> _Problem description_:
Report, word for word, every line of the material that contains "this".

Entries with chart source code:
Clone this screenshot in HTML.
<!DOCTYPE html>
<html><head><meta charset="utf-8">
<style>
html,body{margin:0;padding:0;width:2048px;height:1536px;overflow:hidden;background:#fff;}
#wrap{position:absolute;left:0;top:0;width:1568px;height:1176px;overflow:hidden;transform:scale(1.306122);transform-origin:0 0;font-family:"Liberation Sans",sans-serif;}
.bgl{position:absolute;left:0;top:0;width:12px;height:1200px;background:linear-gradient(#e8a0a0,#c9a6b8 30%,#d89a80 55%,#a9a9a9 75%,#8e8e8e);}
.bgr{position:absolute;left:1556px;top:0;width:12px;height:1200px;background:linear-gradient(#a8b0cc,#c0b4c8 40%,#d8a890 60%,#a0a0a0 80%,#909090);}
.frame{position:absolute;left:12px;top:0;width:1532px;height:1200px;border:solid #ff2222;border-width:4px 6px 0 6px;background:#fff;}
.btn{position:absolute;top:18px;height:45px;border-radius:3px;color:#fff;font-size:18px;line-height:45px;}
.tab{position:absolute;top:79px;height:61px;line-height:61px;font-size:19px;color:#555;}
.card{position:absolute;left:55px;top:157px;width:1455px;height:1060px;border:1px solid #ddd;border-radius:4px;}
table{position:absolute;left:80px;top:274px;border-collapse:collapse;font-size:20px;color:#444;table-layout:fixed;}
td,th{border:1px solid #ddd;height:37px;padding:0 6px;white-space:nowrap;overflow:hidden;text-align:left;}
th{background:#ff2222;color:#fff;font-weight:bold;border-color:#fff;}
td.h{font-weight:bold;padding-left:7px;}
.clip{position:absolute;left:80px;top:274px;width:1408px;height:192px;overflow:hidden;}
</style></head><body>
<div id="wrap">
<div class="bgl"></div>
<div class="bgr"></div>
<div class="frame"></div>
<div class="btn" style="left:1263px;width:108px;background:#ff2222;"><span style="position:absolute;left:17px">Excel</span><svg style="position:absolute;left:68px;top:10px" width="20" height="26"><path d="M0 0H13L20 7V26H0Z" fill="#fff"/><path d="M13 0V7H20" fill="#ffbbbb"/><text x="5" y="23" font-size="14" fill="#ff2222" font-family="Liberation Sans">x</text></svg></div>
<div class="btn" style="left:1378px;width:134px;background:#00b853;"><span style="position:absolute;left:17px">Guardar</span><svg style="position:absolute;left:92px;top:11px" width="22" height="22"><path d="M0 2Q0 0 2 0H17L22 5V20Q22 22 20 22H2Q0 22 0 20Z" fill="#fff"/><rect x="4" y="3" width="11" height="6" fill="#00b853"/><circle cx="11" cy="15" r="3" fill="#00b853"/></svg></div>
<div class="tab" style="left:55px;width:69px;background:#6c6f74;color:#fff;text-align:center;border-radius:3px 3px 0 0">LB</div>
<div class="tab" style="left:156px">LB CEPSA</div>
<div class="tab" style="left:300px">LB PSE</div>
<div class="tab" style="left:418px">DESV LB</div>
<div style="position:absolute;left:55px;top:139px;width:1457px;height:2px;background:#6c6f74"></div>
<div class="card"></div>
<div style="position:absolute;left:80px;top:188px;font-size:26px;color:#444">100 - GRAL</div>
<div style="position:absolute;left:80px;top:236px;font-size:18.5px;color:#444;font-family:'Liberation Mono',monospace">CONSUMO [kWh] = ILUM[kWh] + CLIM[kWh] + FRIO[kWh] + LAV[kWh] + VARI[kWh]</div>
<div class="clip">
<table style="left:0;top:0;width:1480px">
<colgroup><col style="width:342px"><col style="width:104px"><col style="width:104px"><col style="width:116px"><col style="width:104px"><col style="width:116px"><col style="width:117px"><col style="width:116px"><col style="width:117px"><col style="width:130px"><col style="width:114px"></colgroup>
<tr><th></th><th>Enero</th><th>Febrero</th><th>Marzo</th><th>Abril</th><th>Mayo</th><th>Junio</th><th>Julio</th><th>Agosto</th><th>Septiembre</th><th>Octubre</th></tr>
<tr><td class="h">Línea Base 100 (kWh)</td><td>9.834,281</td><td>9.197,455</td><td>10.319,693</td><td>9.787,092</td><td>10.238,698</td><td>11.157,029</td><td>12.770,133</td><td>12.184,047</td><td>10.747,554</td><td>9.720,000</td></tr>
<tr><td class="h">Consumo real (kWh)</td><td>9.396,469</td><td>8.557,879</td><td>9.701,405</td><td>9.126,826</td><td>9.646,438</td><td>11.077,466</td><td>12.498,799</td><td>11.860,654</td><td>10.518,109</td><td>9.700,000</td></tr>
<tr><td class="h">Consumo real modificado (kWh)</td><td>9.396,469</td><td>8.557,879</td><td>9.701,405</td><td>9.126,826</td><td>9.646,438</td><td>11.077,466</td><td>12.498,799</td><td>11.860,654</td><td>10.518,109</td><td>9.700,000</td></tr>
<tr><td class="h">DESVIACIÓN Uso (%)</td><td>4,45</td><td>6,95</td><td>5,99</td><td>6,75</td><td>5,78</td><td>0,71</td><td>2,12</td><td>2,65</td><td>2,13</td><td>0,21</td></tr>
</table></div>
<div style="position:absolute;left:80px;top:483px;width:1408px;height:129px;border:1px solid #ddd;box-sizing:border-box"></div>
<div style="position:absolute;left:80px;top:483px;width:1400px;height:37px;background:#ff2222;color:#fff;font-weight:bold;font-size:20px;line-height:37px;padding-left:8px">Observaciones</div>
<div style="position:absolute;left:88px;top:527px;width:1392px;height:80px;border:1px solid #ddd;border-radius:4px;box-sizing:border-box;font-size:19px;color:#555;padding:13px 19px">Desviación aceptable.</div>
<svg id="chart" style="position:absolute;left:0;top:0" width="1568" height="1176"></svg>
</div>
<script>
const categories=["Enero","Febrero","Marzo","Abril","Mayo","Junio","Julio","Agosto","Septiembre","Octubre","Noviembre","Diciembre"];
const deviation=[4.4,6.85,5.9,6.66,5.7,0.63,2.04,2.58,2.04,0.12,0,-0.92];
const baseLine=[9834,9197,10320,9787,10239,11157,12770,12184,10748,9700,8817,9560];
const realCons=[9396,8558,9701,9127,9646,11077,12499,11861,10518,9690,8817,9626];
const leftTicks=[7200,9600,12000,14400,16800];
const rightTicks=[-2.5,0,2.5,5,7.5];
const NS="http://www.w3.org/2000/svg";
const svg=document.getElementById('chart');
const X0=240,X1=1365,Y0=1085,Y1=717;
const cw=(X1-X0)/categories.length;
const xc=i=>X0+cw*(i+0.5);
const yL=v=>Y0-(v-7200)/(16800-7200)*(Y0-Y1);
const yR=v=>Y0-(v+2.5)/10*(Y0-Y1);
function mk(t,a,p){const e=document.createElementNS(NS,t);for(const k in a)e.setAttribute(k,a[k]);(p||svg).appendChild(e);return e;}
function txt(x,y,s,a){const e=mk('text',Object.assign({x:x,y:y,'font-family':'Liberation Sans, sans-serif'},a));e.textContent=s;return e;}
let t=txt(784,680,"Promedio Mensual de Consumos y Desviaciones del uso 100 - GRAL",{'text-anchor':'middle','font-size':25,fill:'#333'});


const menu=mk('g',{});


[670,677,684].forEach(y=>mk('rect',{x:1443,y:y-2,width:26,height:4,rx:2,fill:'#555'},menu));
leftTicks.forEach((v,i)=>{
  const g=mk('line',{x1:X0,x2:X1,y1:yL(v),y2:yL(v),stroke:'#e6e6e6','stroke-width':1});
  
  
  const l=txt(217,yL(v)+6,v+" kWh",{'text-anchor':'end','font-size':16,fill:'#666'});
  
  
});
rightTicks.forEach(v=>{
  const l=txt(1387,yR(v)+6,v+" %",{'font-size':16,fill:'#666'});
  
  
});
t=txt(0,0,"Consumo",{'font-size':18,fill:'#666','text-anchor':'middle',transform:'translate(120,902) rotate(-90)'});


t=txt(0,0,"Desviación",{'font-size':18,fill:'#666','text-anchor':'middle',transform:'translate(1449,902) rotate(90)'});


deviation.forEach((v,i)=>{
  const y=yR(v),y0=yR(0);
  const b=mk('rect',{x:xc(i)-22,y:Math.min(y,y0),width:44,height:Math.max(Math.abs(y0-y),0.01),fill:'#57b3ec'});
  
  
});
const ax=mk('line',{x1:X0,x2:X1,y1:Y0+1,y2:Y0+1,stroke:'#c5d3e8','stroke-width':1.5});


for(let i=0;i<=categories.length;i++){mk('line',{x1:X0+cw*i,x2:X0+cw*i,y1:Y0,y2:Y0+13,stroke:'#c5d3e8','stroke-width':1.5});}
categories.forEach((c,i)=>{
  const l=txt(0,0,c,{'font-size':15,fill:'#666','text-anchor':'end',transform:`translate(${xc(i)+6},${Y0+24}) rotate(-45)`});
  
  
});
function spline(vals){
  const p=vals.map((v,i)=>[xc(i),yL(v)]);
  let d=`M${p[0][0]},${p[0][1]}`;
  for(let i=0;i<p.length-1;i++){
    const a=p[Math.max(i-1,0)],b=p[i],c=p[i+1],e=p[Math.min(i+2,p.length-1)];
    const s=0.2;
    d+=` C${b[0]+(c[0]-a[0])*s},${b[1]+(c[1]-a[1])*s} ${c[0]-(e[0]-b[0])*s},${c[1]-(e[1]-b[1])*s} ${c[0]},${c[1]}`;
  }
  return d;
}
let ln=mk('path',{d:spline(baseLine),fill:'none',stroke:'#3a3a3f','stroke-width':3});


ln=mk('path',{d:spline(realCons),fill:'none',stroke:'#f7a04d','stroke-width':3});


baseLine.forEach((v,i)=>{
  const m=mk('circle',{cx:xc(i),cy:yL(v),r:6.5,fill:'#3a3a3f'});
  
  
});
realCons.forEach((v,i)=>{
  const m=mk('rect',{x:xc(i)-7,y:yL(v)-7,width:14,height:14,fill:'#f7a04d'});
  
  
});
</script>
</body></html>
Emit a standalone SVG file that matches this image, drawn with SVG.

> _The answer_:
Clone this screenshot in HTML.
Emit a standalone SVG file that matches this image, drawn with SVG.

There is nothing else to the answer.